Entre tanto, la policía se había hecho cargo del cuerpo del criminal y lo había depositado en la Casa de Socorro de la Plaza Mayor. De acuerdo con los documentos que llevaba encima, se llamaba Manuel Pardinas Serrato, contaba 26 años y había nacido en El Grado (Huesca). Era un viejo conocido de las fuerzas de seguridad, que lo tenían por un anarquista muy peligroso. De hecho, se le había seguido la pista por varios países –incluso al otro lado del Charco– hasta poco antes del atentado.
La voz de alarma sobre Pardinas la habían dado en Argentina, de donde fue expulsado. Desde allí se comunicó a Madrid que el sujeto había embarcado rumbo a España. El seguimiento que se le había hecho había sido tan intenso que, según se recoge en informaciones fidedignas, sólo una hora después del crimen se recibió en Gobernación una carta en la que un agente español destinado en Francia advertía de que Pardinas había conseguido burlar la vigilancia a que se le había sometido en París.
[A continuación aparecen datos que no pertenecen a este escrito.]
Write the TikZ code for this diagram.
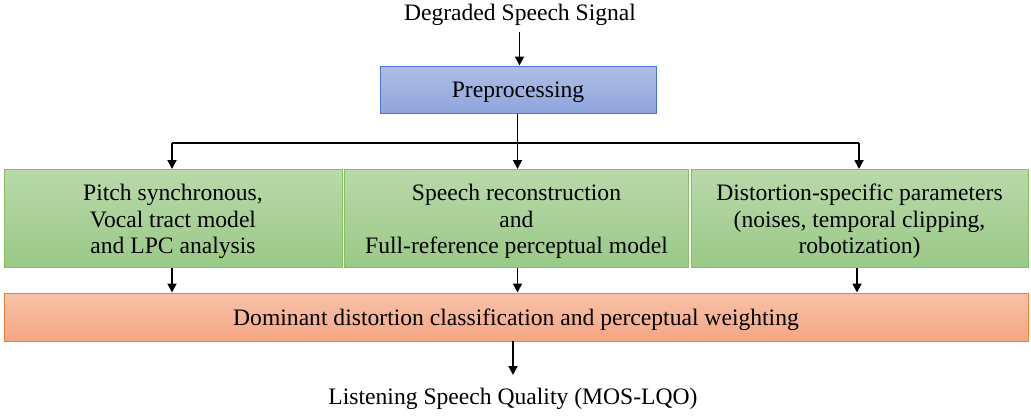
\documentclass[tikz,border=0pt]{standalone}
\usepackage{fontspec}
\setmainfont{Liberation Serif}
\usetikzlibrary{arrows.meta}
\definecolor{bluetop}{HTML}{B0BEE6}
\definecolor{bluebot}{HTML}{8EA4DC}
\definecolor{blueedge}{HTML}{4A78D0}
\definecolor{greentop}{HTML}{B9D9AA}
\definecolor{greenbot}{HTML}{9AC986}
\definecolor{greenedge}{HTML}{86BE62}
\definecolor{orangetop}{HTML}{F8C2A9}
\definecolor{orangebot}{HTML}{F4A683}
\definecolor{orangeedge}{HTML}{EE8035}
\tikzset{
  x=1pt,y=-1pt,
  every node/.style={font=\fontsize{23.6}{26.5}\selectfont, text=black},
  bluebox/.style={draw=blueedge, line width=1pt, top color=bluetop, bottom color=bluebot, inner sep=0pt},
  greenbox/.style={draw=greenedge, line width=1pt, top color=greentop, bottom color=greenbot, inner sep=0pt},
  orangebox/.style={draw=orangeedge, line width=1pt, top color=orangetop, bottom color=orangebot, inner sep=0pt},
  txt/.style={align=center, inner sep=0pt, yshift=-3pt},
  free/.style={align=center, inner sep=0pt},
  arr/.style={line width=1.8pt, -{Triangle[length=9pt,width=9pt]}},
  ln/.style={line width=1.8pt}
}
\begin{document}
\begin{tikzpicture}
\useasboundingbox (0,0) rectangle (1031,416);
\node[free] (in) at (520,15) {Degraded Speech Signal};
\node[bluebox, minimum width=276pt, minimum height=47pt] (pre) at (518,89.5) {};
\node[txt] (pret) at (pre.center) {Preprocessing};
\node[greenbox, minimum width=338pt, minimum height=98pt] (g1) at (173,218.5) {};
\node[txt] (g1t) at (g1.center) {Pitch synchronous,\\Vocal tract model\\and LPC analysis};
\node[greenbox, minimum width=344pt, minimum height=98pt] (g2) at (516.5,218.5) {};
\node[txt] (g2t) at (g2.center) {Speech reconstruction\\and\\Full-reference perceptual model};
\node[greenbox, minimum width=337pt, minimum height=98pt] (g3) at (859.5,218.5) {};
\node[txt] (g3t) at (g3.center) {Distortion-specific parameters\\(noises, temporal clipping,\\robotization)};
\node[orangebox, minimum width=1024pt, minimum height=48pt] (dom) at (516,317) {};
\node[txt] (domt) at (dom.center) {Dominant distortion classification and perceptual weighting};
\node[free] (out) at (513,399) {Listening Speech Quality (MOS-LQO)};
\coordinate (br) at (517.5,143);
\coordinate (bl) at (172,143);
\coordinate (brr) at (859,143);
\coordinate (d3) at (857,268);
\coordinate (topin) at (519.5,32);
\coordinate (botout) at (513,341);
\draw[arr] (topin) -- (topin |- pre.north);
\draw[ln] (br |- pre.south) -- (br);
\draw[ln] (bl) -- (brr);
\draw[arr] (bl) -- (bl |- g1.north);
\draw[arr] (br) -- (br |- g2.north);
\draw[arr] (brr) -- (brr |- g3.north);
\draw[arr] (g1.south -| bl) -- (bl |- dom.north);
\draw[arr] (g2.south -| br) -- (br |- dom.north);
\draw[arr] (d3) -- (d3 |- dom.north);
\draw[arr] (botout) -- (513,375);
\end{tikzpicture}
\end{document}
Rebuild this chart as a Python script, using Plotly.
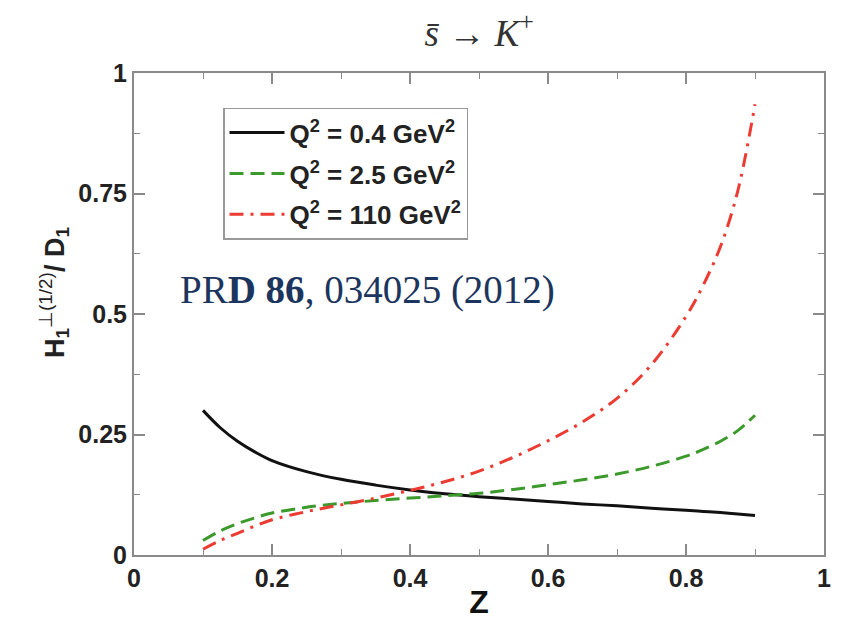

El asesino de Canalejas permaneció con vida hasta las 14.23, cuando expiró en la mesa de operaciones. Las razones por las que aquel pintor-revocador que había trabajado en las obras del hotel Palace se convirtió en magnicida nunca se aclararon.
La hipótesis más audaz sostiene que se había comprometido con otros anarquistas a asesinar al rey Alfonso XIII. De hecho, estaría esperándole; pero al ver a Canalejas solo, tan cerca y a su merced, decidió matarle y no seguir aguardando a Su Majestad, pues tanto le daba uno como otro.
Canalejas había expresado a un grupo de amigos, en el transcurso de una cena, sus temores a sufrir un atentado, por lo que seguramente disponía de buena información; lo cual, al mismo tiempo, descarta que fuera asesinado por pura casualidad.